Data segment:
****************

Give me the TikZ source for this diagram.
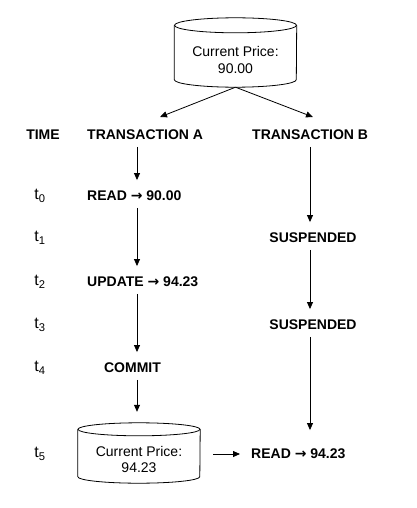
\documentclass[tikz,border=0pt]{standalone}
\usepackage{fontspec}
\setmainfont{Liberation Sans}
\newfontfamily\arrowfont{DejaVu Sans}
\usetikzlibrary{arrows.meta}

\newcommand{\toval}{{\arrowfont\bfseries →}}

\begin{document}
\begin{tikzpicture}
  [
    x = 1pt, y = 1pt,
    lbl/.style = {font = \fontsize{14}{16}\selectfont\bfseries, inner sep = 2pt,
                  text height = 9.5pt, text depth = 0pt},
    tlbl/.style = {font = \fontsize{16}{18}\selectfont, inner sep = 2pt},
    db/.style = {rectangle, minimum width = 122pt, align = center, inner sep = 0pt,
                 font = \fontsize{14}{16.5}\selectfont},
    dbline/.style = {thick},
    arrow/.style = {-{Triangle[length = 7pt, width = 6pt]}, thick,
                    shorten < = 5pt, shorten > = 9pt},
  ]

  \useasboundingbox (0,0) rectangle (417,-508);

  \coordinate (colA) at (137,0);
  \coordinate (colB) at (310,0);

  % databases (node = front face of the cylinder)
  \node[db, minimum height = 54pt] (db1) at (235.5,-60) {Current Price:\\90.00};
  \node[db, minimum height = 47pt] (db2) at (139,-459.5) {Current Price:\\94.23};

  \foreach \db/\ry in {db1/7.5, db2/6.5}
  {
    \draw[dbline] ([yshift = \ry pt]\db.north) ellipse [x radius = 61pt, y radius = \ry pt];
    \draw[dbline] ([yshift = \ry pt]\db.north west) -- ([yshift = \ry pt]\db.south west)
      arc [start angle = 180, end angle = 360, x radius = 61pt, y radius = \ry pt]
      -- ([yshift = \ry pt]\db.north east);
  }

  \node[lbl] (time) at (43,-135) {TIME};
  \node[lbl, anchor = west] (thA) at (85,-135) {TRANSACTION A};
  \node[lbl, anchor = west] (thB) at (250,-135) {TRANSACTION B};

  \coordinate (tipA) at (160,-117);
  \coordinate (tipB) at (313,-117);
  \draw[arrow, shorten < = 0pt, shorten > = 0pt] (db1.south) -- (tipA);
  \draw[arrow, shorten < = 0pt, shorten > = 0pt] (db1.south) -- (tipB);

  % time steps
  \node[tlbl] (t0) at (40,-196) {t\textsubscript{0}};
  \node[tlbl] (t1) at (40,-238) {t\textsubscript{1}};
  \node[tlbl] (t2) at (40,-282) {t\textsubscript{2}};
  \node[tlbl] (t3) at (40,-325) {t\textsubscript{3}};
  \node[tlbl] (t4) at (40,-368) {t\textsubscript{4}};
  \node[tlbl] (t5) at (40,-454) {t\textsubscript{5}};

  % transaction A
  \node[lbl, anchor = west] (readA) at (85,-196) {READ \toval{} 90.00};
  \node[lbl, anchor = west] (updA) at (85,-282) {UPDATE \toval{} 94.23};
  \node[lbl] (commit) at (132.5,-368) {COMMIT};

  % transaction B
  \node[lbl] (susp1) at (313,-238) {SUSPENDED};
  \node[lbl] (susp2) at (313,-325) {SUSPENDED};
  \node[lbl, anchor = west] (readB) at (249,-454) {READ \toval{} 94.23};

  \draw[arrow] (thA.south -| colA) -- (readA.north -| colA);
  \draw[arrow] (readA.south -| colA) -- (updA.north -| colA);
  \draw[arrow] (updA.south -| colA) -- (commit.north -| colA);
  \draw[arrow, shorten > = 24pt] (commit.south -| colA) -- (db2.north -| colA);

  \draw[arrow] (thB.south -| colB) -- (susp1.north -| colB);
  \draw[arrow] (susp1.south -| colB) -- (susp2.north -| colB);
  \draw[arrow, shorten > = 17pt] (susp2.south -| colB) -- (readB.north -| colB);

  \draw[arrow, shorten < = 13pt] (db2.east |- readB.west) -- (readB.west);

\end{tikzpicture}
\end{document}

****************

Work to complete: Return the whole listing, word for word, and leave out every picture.

Solution:
Give me the TikZ source for this diagram.
\documentclass[tikz,border=0pt]{standalone}
\usepackage{fontspec}
\setmainfont{Liberation Sans}
\newfontfamily\arrowfont{DejaVu Sans}
\usetikzlibrary{arrows.meta}

\newcommand{\toval}{{\arrowfont\bfseries →}}

\begin{document}
\begin{tikzpicture}
  [
    x = 1pt, y = 1pt,
    lbl/.style = {font = \fontsize{14}{16}\selectfont\bfseries, inner sep = 2pt,
                  text height = 9.5pt, text depth = 0pt},
    tlbl/.style = {font = \fontsize{16}{18}\selectfont, inner sep = 2pt},
    db/.style = {rectangle, minimum width = 122pt, align = center, inner sep = 0pt,
                 font = \fontsize{14}{16.5}\selectfont},
    dbline/.style = {thick},
    arrow/.style = {-{Triangle[length = 7pt, width = 6pt]}, thick,
                    shorten < = 5pt, shorten > = 9pt},
  ]

  \useasboundingbox (0,0) rectangle (417,-508);

  \coordinate (colA) at (137,0);
  \coordinate (colB) at (310,0);

  % databases (node = front face of the cylinder)
  \node[db, minimum height = 54pt] (db1) at (235.5,-60) {Current Price:\\90.00};
  \node[db, minimum height = 47pt] (db2) at (139,-459.5) {Current Price:\\94.23};

  \foreach \db/\ry in {db1/7.5, db2/6.5}
  {
    \draw[dbline] ([yshift = \ry pt]\db.north) ellipse [x radius = 61pt, y radius = \ry pt];
    \draw[dbline] ([yshift = \ry pt]\db.north west) -- ([yshift = \ry pt]\db.south west)
      arc [start angle = 180, end angle = 360, x radius = 61pt, y radius = \ry pt]
      -- ([yshift = \ry pt]\db.north east);
  }

  \node[lbl] (time) at (43,-135) {TIME};
  \node[lbl, anchor = west] (thA) at (85,-135) {TRANSACTION A};
  \node[lbl, anchor = west] (thB) at (250,-135) {TRANSACTION B};

  \coordinate (tipA) at (160,-117);
  \coordinate (tipB) at (313,-117);
  \draw[arrow, shorten < = 0pt, shorten > = 0pt] (db1.south) -- (tipA);
  \draw[arrow, shorten < = 0pt, shorten > = 0pt] (db1.south) -- (tipB);

  % time steps
  \node[tlbl] (t0) at (40,-196) {t\textsubscript{0}};
  \node[tlbl] (t1) at (40,-238) {t\textsubscript{1}};
  \node[tlbl] (t2) at (40,-282) {t\textsubscript{2}};
  \node[tlbl] (t3) at (40,-325) {t\textsubscript{3}};
  \node[tlbl] (t4) at (40,-368) {t\textsubscript{4}};
  \node[tlbl] (t5) at (40,-454) {t\textsubscript{5}};

  % transaction A
  \node[lbl, anchor = west] (readA) at (85,-196) {READ \toval{} 90.00};
  \node[lbl, anchor = west] (updA) at (85,-282) {UPDATE \toval{} 94.23};
  \node[lbl] (commit) at (132.5,-368) {COMMIT};

  % transaction B
  \node[lbl] (susp1) at (313,-238) {SUSPENDED};
  \node[lbl] (susp2) at (313,-325) {SUSPENDED};
  \node[lbl, anchor = west] (readB) at (249,-454) {READ \toval{} 94.23};

  \draw[arrow] (thA.south -| colA) -- (readA.north -| colA);
  \draw[arrow] (readA.south -| colA) -- (updA.north -| colA);
  \draw[arrow] (updA.south -| colA) -- (commit.north -| colA);
  \draw[arrow, shorten > = 24pt] (commit.south -| colA) -- (db2.north -| colA);

  \draw[arrow] (thB.south -| colB) -- (susp1.north -| colB);
  \draw[arrow] (susp1.south -| colB) -- (susp2.north -| colB);
  \draw[arrow, shorten > = 17pt] (susp2.south -| colB) -- (readB.north -| colB);

  \draw[arrow, shorten < = 13pt] (db2.east |- readB.west) -- (readB.west);

\end{tikzpicture}
\end{document}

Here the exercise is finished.